## BRIEF
Pick out each line containing the string "this" and copy it.
········
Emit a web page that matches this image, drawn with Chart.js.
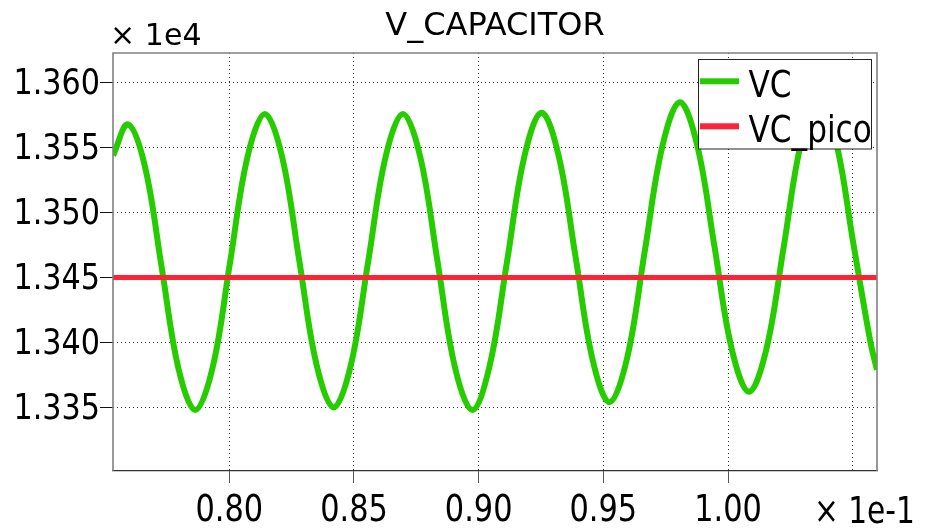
<!DOCTYPE html>
<html><head><meta charset="utf-8">
<script src="https://cdn.jsdelivr.net/npm/chart.js@4/dist/chart.umd.min.js"></script>
<style>html,body{margin:0;padding:0;background:#fff;}#wrap{width:928px;height:528px;}</style>
</head><body><div id="wrap"><canvas id="c" width="928" height="528"></canvas></div>
<script>
// ---- data (time in s, voltage in V) ----
const chartTitle = 'V_CAPACITOR';
const seriesNames = ['VC', 'VC_pico'];
const xScaleNote = '× 1e-1';
const yScaleNote = '× 1e4';
const timeS = [0.07534, 0.075938, 0.076613, 0.077288, 0.077962, 0.078637, 0.079335, 0.080033, 0.080730, 0.081428,
  0.082118, 0.082807, 0.083497, 0.084186, 0.084880, 0.085574, 0.086267, 0.086961, 0.087657, 0.088353,
  0.089048, 0.089744, 0.090439, 0.091134, 0.091828, 0.092523, 0.093204, 0.093885, 0.094565, 0.095246,
  0.095952, 0.096658, 0.097363, 0.098069, 0.098762, 0.099455, 0.100147, 0.100840, 0.101537, 0.102234,
  0.102930, 0.103627, 0.104322, 0.105017, 0.105712, 0.10597];
const vcVolts = [13544, 13568, 13536, 13458, 13380, 13348, 13381, 13462, 13543, 13576,
  13543, 13463, 13383, 13350, 13383, 13463, 13543, 13576, 13543, 13462,
  13381, 13348, 13382, 13462, 13543, 13577, 13544, 13466, 13387, 13354,
  13388, 13470, 13551, 13585, 13552, 13474, 13395, 13362, 13395, 13474,
  13554, 13587, 13555, 13477, 13400, 13379];
const picoTime = [0.075337, 0.105972];
const picoVolts = [13450, 13450];
const xRange = [0.075337, 0.105972];
const yRange = [13301, 13623];
const xStep = 0.005;
const yStep = 50;

const FONT = 'DejaVu Sans';
const canvas = document.getElementById('c');
const ctx = canvas.getContext('2d');
// tick labels in the reference are horizontally condensed
const baseFill = ctx.fillText.bind(ctx);
const squeeze = {36: 0.84, 38: 0.8};
ctx.fillText = function (text, x, y, maxWidth) {
  const m = /(\d+(?:\.\d+)?)px/.exec(this.font);
  const f = (!this.__plain && m) ? squeeze[Math.round(parseFloat(m[1]))] : undefined;
  if (f) {
    this.save(); this.translate(x, y); this.scale(f, 1);
    if (maxWidth === undefined) baseFill(text, 0, 0); else baseFill(text, 0, 0, maxWidth);
    this.restore();
  } else {
    if (maxWidth === undefined) baseFill(text, x, y); else baseFill(text, x, y, maxWidth);
  }
};

function sq(c, s, x, y, f) { c.save(); c.translate(x, y); c.scale(f, 1); c.fillText(s, 0, 0); c.restore(); }

const decor = {
  id: 'decor',
  afterDraw(chart) {
    const c = chart.ctx, a = chart.chartArea;
    c.save();
    c.__plain = true;
    // frame (top, left, right)
    c.strokeStyle = '#808080'; c.lineWidth = 1.6;
    c.beginPath();
    c.moveTo(a.left, a.bottom); c.lineTo(a.left, a.top); c.lineTo(a.right, a.top); c.lineTo(a.right, a.bottom);
    c.stroke();
    // axis multipliers
    c.fillStyle = '#000'; c.textAlign = 'left'; c.textBaseline = 'alphabetic';
    c.font = '31px "' + FONT + '"';
    sq(c, yScaleNote, 110, 45, 0.97);
    c.font = '38px "' + FONT + '"';
    sq(c, xScaleNote, 814, 522.7, 0.78);
    // legend box
    const L = 698.5, T = 59.5, W = 173, H = 89.5;
    c.fillStyle = '#fff'; c.fillRect(L, T, W, H);
    c.strokeStyle = '#222'; c.lineWidth = 1; c.strokeRect(L, T, W, H);
    const ds = chart.data.datasets;
    const rows = [81.3, 126.3], bases = [96.7, 141.5];
    ds.forEach((d, i) => {
      c.fillStyle = d.borderColor;
      c.fillRect(700, rows[i] - 3, 39, 6);
      c.fillStyle = '#000';
      c.font = '38px "' + FONT + '"';
      sq(c, d.label, 748.5, bases[i], 0.82);
    });
    c.__plain = false;
    c.restore();
  }
};

new Chart(canvas, {
  type: 'line',
  data: {
    datasets: [
      {
        label: seriesNames[0],
        data: timeS.map((t, i) => ({x: t, y: vcVolts[i]})),
        borderColor: '#27cc00', backgroundColor: '#27cc00',
        borderWidth: 6, pointRadius: 0, tension: 0.37, order: 1
      },
      {
        label: seriesNames[1],
        data: picoTime.map((t, i) => ({x: t, y: picoVolts[i]})),
        borderColor: '#ff2336', backgroundColor: '#ff2336',
        borderWidth: 5, pointRadius: 0, order: 0
      }
    ]
  },
  options: {
    responsive: false, animation: false, devicePixelRatio: 1,
    layout: {padding: {left: 0, right: 51, top: 0, bottom: 0}},
    plugins: {
      legend: {display: false},
      tooltip: {enabled: false},
      title: {
        display: true, text: chartTitle, color: '#000', fullSize: false,
        font: {family: FONT, size: 32, weight: 'normal'},
        padding: {top: 7, bottom: 7.6}
      }
    },
    scales: {
      x: {
        type: 'linear', min: xRange[0], max: xRange[1],
        afterFit: s => { s.height = 57; },
        ticks: {
          stepSize: xStep, includeBounds: false, autoSkip: false, maxRotation: 0,
          color: '#000', padding: 5, font: {family: FONT, size: 38},
          callback: v => (Math.abs(v - 0.105) < 1e-7 ? '' : (v * 10).toFixed(2))
        },
        grid: {
          color: '#333', lineWidth: 1, tickLength: 12,
          tickColor: c => (c.tick && Math.abs(c.tick.value - 0.105) < 1e-7 ? 'rgba(0,0,0,0)' : '#555')
        },
        border: {display: true, color: '#333', width: 1.2, dash: [1, 3]}
      },
      y: {
        type: 'linear', min: yRange[0], max: yRange[1],
        afterFit: s => { s.width = 113; },
        ticks: {
          stepSize: yStep, includeBounds: false, color: '#000', padding: 0, labelOffset: 2,
          font: {family: FONT, size: 36},
          callback: v => (v / 1e4).toFixed(3)
        },
        grid: {color: '#333', lineWidth: 1, tickLength: 13, tickColor: '#111'},
        border: {display: false, dash: [1, 3]}
      }
    }
  },
  plugins: [decor]
});
</script>
</body></html>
········
## COMPLETED EXERCISE
Emit a web page that matches this image, drawn with Chart.js.
  const m = /(\d+(?:\.\d+)?)px/.exec(this.font);
  const f = (!this.__plain && m) ? squeeze[Math.round(parseFloat(m[1]))] : undefined;
    this.save(); this.translate(x, y); this.scale(f, 1);
    this.restore();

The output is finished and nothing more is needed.